» **WHAT YOU HAVE TO DO**: Transcribe the listing verbatim. Do not carry over any pictures.

****

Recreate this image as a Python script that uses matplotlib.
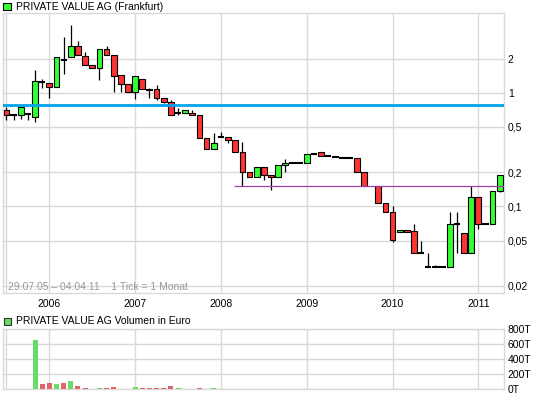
import numpy as np
import pandas as pd
import matplotlib
matplotlib.use("Agg")
import matplotlib.pyplot as plt
from matplotlib.patches import Rectangle
from matplotlib.ticker import NullLocator

plt.rcParams['font.family'] = ['Liberation Sans', 'DejaVu Sans']

# monthly candles, Jul 2005 .. Apr 2011 (Oct 2009 without trades)
months = pd.period_range("2005-07", "2011-04", freq="M")

opens = [0.711, 0.635, 0.639, 0.655, 0.613, 1.25, 1.226, 1.13, 2.0, 2.05,
         2.58, 2.10, 1.77, 1.66, 2.45, 2.14, 1.42, 1.20, 1.02, 1.33,
         1.05, 1.08, 0.90, 0.833, 0.66, 0.669, 0.665, 0.64, 0.40, 0.319,
         0.405, 0.408, 0.384, 0.30, 0.20, 0.181, 0.221, 0.188, 0.181, 0.231,
         0.243, 0.243, 0.243, 0.29, 0.30, 0.279, 0.27, 0.266, 0.266, 0.266,
         0.20, np.nan, 0.15, 0.108, 0.0885, 0.060, 0.0626, 0.0604, 0.0392, 0.0292,
         0.0292, 0.0292, 0.0292, 0.0693, 0.0589, 0.0392, 0.12, 0.0693, 0.0693, 0.1375]
highs = [0.752, 0.640, 0.770, 0.660, 1.575, 1.31, 1.23, 2.08, 3.07, 3.94,
         2.85, 2.30, 1.77, 2.45, 2.58, 2.14, 1.42, 1.20, 1.39, 1.33,
         1.11, 1.18, 0.90, 0.87, 0.737, 0.707, 0.71, 0.64, 0.40, 0.442,
         0.45, 0.408, 0.384, 0.365, 0.20, 0.221, 0.221, 0.188, 0.231, 0.26,
         0.243, 0.243, 0.29, 0.29, 0.30, 0.279, 0.27, 0.266, 0.266, 0.266,
         0.20, np.nan, 0.15, 0.108, 0.10, 0.0626, 0.0626, 0.0695, 0.0496, 0.039,
         0.0305, 0.0292, 0.0885, 0.0885, 0.0589, 0.15, 0.12, 0.071, 0.1375, 0.188]
lows = [0.580, 0.580, 0.589, 0.570, 0.549, 1.09, 0.89, 1.13, 1.45, 2.05,
        2.14, 1.77, 1.66, 1.29, 2.14, 1.01, 1.01, 1.02, 0.885, 1.07,
        0.90, 0.855, 0.82, 0.639, 0.634, 0.669, 0.64, 0.40, 0.319, 0.319,
        0.405, 0.361, 0.30, 0.151, 0.181, 0.181, 0.171, 0.138, 0.181, 0.20,
        0.243, 0.243, 0.243, 0.29, 0.279, 0.279, 0.27, 0.266, 0.266, 0.20,
        0.15, np.nan, 0.108, 0.0885, 0.049, 0.060, 0.060, 0.0392, 0.0392, 0.0292,
        0.0292, 0.0292, 0.0292, 0.039, 0.0392, 0.0392, 0.0634, 0.0693, 0.0693, 0.133]
closes = [0.639, 0.635, 0.752, 0.655, 1.26, 1.25, 1.13, 2.08, 1.94, 2.58,
          2.14, 1.77, 1.66, 2.45, 2.14, 1.41, 1.20, 1.02, 1.39, 1.07,
          1.05, 0.90, 0.833, 0.639, 0.66, 0.707, 0.64, 0.40, 0.319, 0.361,
          0.405, 0.386, 0.30, 0.20, 0.181, 0.221, 0.189, 0.181, 0.231, 0.243,
          0.243, 0.243, 0.29, 0.29, 0.279, 0.279, 0.27, 0.266, 0.266, 0.20,
          0.15, np.nan, 0.108, 0.0885, 0.0503, 0.0626, 0.060, 0.0392, 0.0392, 0.0292,
          0.0292, 0.0292, 0.0693, 0.0693, 0.0392, 0.120, 0.0693, 0.0693, 0.1375, 0.188]
# volume in thousand euro
volumes = [0, 0, 0, 0, 657, 75, 88, 75, 88, 115,
           44, 18, 0, 18, 18, 35, 0, 0, 31, 18,
           18, 18, 18, 48, 18, 0, 0, 18, 0, 18] + [0] * 40

resistance = 0.783
support = 0.150
price_ticks = [0.02, 0.05, 0.1, 0.2, 0.5, 1, 2]
price_labels = ["0,02", "0,05", "0,1", "0,2", "0,5", "1", "2"]
vol_ticks = [0, 200, 400, 600, 800]
vol_labels = ["0T", "200T", "400T", "600T", "800T"]

GREEN = "#33ff33"
RED = "#ff3333"
VGREEN = "#66dd66"
VRED = "#dd6666"
GRID = "#d9d9d9"

W, H = 545, 398
x = np.arange(len(months))
year_pos = [i for i, m in enumerate(months) if m.month == 1]
year_lab = [str(months[i].year) for i in year_pos]
xlim = (-0.52, 69.55)


def style_axes(ax):
    ax.set_xlim(*xlim)
    ax.set_xticks(year_pos)
    ax.yaxis.tick_right()
    ax.tick_params(length=0, labelsize=7.5, pad=3)
    ax.grid(True, color=GRID, lw=1.0)
    ax.axvline(0, color=GRID, lw=1.0, zorder=0)
    ax.set_axisbelow(True)
    for s in ax.spines.values():
        s.set_color(GRID)
        s.set_linewidth(1.0)


fig = plt.figure(figsize=(W / 100, H / 100), dpi=100)

# price panel
ax = fig.add_axes([2.7 / W, 1 - 293 / H, 501 / W, 280 / H])
ax.set_yscale('log')
ax.set_ylim(0.0173, 5.03)
style_axes(ax)
ax.set_yticks(price_ticks)
ax.set_yticklabels(price_labels)
ax.yaxis.set_minor_locator(NullLocator())
ax.set_xticklabels(year_lab)
ax.tick_params(axis='x', pad=4)

for i in x:
    o, h, l, c = opens[i], highs[i], lows[i], closes[i]
    if np.isnan(o):
        continue
    ax.vlines(i, l, h, color='black', lw=0.9, zorder=2)
    if o == c:
        ax.hlines(o, i - 0.45, i + 0.45, color='black', lw=1.5, zorder=3)
    else:
        ax.bar(i, abs(c - o), bottom=min(o, c), width=0.8,
               color=GREEN if c > o else RED, edgecolor='black', lw=0.8, zorder=3)

ax.axhline(resistance, color="#00a2e8", lw=2.0, zorder=4)
ax.hlines(support, 31.8, xlim[1], color="#a040a8", lw=0.9, zorder=4)

ax.text(0.01, 0.022, "29.07.05 \u2013 04.04.11    1 Tick = 1 Monat", transform=ax.transAxes,
        color="#999999", fontsize=7.5, va='center')

# volume panel
vax = fig.add_axes([2.7 / W, 1 - 389.3 / H, 501 / W, 60 / H])
vax.set_ylim(0, 800)
style_axes(vax)
vax.set_yticks(vol_ticks)
vax.set_yticklabels(vol_labels)
vax.set_xticklabels([])
prev = [np.nan] + closes[:-1]
vcol = [VRED if c < p else VGREEN for c, p in zip(closes, prev)]
vax.bar(x, volumes, width=0.7, color=vcol, zorder=3)

# headers
fig.text(15.7 / W, 1 - 6.5 / H, "PRIVATE VALUE AG (Frankfurt)", fontsize=7.5, va='center')
fig.patches.append(Rectangle((3.3 / W, 1 - 10.2 / H), 7.2 / W, 7.2 / H, transform=fig.transFigure,
                             facecolor=GREEN, edgecolor='black', lw=0.8))
fig.text(15.6 / W, 1 - 321.5 / H, "PRIVATE VALUE AG Volumen in Euro", fontsize=7.5, va='center')
fig.patches.append(Rectangle((3.5 / W, 1 - 325.2 / H), 7.2 / W, 7.2 / H, transform=fig.transFigure,
                             facecolor=VGREEN, edgecolor='#333333', lw=0.8))

fig.savefig("out.png", dpi=100)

****

» **FULL RESPONSE**:
Recreate this image as a Python script that uses matplotlib.
import numpy as np
import pandas as pd
import matplotlib
matplotlib.use("Agg")
import matplotlib.pyplot as plt
from matplotlib.patches import Rectangle
from matplotlib.ticker import NullLocator

plt.rcParams['font.family'] = ['Liberation Sans', 'DejaVu Sans']

# monthly candles, Jul 2005 .. Apr 2011 (Oct 2009 without trades)
months = pd.period_range("2005-07", "2011-04", freq="M")

opens = [0.711, 0.635, 0.639, 0.655, 0.613, 1.25, 1.226, 1.13, 2.0, 2.05,
         2.58, 2.10, 1.77, 1.66, 2.45, 2.14, 1.42, 1.20, 1.02, 1.33,
         1.05, 1.08, 0.90, 0.833, 0.66, 0.669, 0.665, 0.64, 0.40, 0.319,
         0.405, 0.408, 0.384, 0.30, 0.20, 0.181, 0.221, 0.188, 0.181, 0.231,
         0.243, 0.243, 0.243, 0.29, 0.30, 0.279, 0.27, 0.266, 0.266, 0.266,
         0.20, np.nan, 0.15, 0.108, 0.0885, 0.060, 0.0626, 0.0604, 0.0392, 0.0292,
         0.0292, 0.0292, 0.0292, 0.0693, 0.0589, 0.0392, 0.12, 0.0693, 0.0693, 0.1375]
highs = [0.752, 0.640, 0.770, 0.660, 1.575, 1.31, 1.23, 2.08, 3.07, 3.94,
         2.85, 2.30, 1.77, 2.45, 2.58, 2.14, 1.42, 1.20, 1.39, 1.33,
         1.11, 1.18, 0.90, 0.87, 0.737, 0.707, 0.71, 0.64, 0.40, 0.442,
         0.45, 0.408, 0.384, 0.365, 0.20, 0.221, 0.221, 0.188, 0.231, 0.26,
         0.243, 0.243, 0.29, 0.29, 0.30, 0.279, 0.27, 0.266, 0.266, 0.266,
         0.20, np.nan, 0.15, 0.108, 0.10, 0.0626, 0.0626, 0.0695, 0.0496, 0.039,
         0.0305, 0.0292, 0.0885, 0.0885, 0.0589, 0.15, 0.12, 0.071, 0.1375, 0.188]
lows = [0.580, 0.580, 0.589, 0.570, 0.549, 1.09, 0.89, 1.13, 1.45, 2.05,
        2.14, 1.77, 1.66, 1.29, 2.14, 1.01, 1.01, 1.02, 0.885, 1.07,
        0.90, 0.855, 0.82, 0.639, 0.634, 0.669, 0.64, 0.40, 0.319, 0.319,
        0.405, 0.361, 0.30, 0.151, 0.181, 0.181, 0.171, 0.138, 0.181, 0.20,
        0.243, 0.243, 0.243, 0.29, 0.279, 0.279, 0.27, 0.266, 0.266, 0.20,
        0.15, np.nan, 0.108, 0.0885, 0.049, 0.060, 0.060, 0.0392, 0.0392, 0.0292,
        0.0292, 0.0292, 0.0292, 0.039, 0.0392, 0.0392, 0.0634, 0.0693, 0.0693, 0.133]
closes = [0.639, 0.635, 0.752, 0.655, 1.26, 1.25, 1.13, 2.08, 1.94, 2.58,
          2.14, 1.77, 1.66, 2.45, 2.14, 1.41, 1.20, 1.02, 1.39, 1.07,
          1.05, 0.90, 0.833, 0.639, 0.66, 0.707, 0.64, 0.40, 0.319, 0.361,
          0.405, 0.386, 0.30, 0.20, 0.181, 0.221, 0.189, 0.181, 0.231, 0.243,
          0.243, 0.243, 0.29, 0.29, 0.279, 0.279, 0.27, 0.266, 0.266, 0.20,
          0.15, np.nan, 0.108, 0.0885, 0.0503, 0.0626, 0.060, 0.0392, 0.0392, 0.0292,
          0.0292, 0.0292, 0.0693, 0.0693, 0.0392, 0.120, 0.0693, 0.0693, 0.1375, 0.188]
# volume in thousand euro
volumes = [0, 0, 0, 0, 657, 75, 88, 75, 88, 115,
           44, 18, 0, 18, 18, 35, 0, 0, 31, 18,
           18, 18, 18, 48, 18, 0, 0, 18, 0, 18] + [0] * 40

resistance = 0.783
support = 0.150
price_ticks = [0.02, 0.05, 0.1, 0.2, 0.5, 1, 2]
price_labels = ["0,02", "0,05", "0,1", "0,2", "0,5", "1", "2"]
vol_ticks = [0, 200, 400, 600, 800]
vol_labels = ["0T", "200T", "400T", "600T", "800T"]

GREEN = "#33ff33"
RED = "#ff3333"
VGREEN = "#66dd66"
VRED = "#dd6666"
GRID = "#d9d9d9"

W, H = 545, 398
x = np.arange(len(months))
year_pos = [i for i, m in enumerate(months) if m.month == 1]
year_lab = [str(months[i].year) for i in year_pos]
xlim = (-0.52, 69.55)


def style_axes(ax):
    ax.set_xlim(*xlim)
    ax.set_xticks(year_pos)
    ax.yaxis.tick_right()
    ax.tick_params(length=0, labelsize=7.5, pad=3)
    ax.grid(True, color=GRID, lw=1.0)
    ax.axvline(0, color=GRID, lw=1.0, zorder=0)
    ax.set_axisbelow(True)
    for s in ax.spines.values():
        s.set_color(GRID)
        s.set_linewidth(1.0)


fig = plt.figure(figsize=(W / 100, H / 100), dpi=100)

# price panel
ax = fig.add_axes([2.7 / W, 1 - 293 / H, 501 / W, 280 / H])
ax.set_yscale('log')
ax.set_ylim(0.0173, 5.03)
style_axes(ax)
ax.set_yticks(price_ticks)
ax.set_yticklabels(price_labels)
ax.yaxis.set_minor_locator(NullLocator())
ax.set_xticklabels(year_lab)
ax.tick_params(axis='x', pad=4)

for i in x:
    o, h, l, c = opens[i], highs[i], lows[i], closes[i]
    if np.isnan(o):
        continue
    ax.vlines(i, l, h, color='black', lw=0.9, zorder=2)
    if o == c:
        ax.hlines(o, i - 0.45, i + 0.45, color='black', lw=1.5, zorder=3)
    else:
        ax.bar(i, abs(c - o), bottom=min(o, c), width=0.8,
               color=GREEN if c > o else RED, edgecolor='black', lw=0.8, zorder=3)

ax.axhline(resistance, color="#00a2e8", lw=2.0, zorder=4)
ax.hlines(support, 31.8, xlim[1], color="#a040a8", lw=0.9, zorder=4)

ax.text(0.01, 0.022, "29.07.05 \u2013 04.04.11    1 Tick = 1 Monat", transform=ax.transAxes,
        color="#999999", fontsize=7.5, va='center')

# volume panel
vax = fig.add_axes([2.7 / W, 1 - 389.3 / H, 501 / W, 60 / H])
vax.set_ylim(0, 800)
style_axes(vax)
vax.set_yticks(vol_ticks)
vax.set_yticklabels(vol_labels)
vax.set_xticklabels([])
prev = [np.nan] + closes[:-1]
vcol = [VRED if c < p else VGREEN for c, p in zip(closes, prev)]
vax.bar(x, volumes, width=0.7, color=vcol, zorder=3)

# headers
fig.text(15.7 / W, 1 - 6.5 / H, "PRIVATE VALUE AG (Frankfurt)", fontsize=7.5, va='center')
fig.patches.append(Rectangle((3.3 / W, 1 - 10.2 / H), 7.2 / W, 7.2 / H, transform=fig.transFigure,
                             facecolor=GREEN, edgecolor='black', lw=0.8))
fig.text(15.6 / W, 1 - 321.5 / H, "PRIVATE VALUE AG Volumen in Euro", fontsize=7.5, va='center')
fig.patches.append(Rectangle((3.5 / W, 1 - 325.2 / H), 7.2 / W, 7.2 / H, transform=fig.transFigure,
                             facecolor=VGREEN, edgecolor='#333333', lw=0.8))

fig.savefig("out.png", dpi=100)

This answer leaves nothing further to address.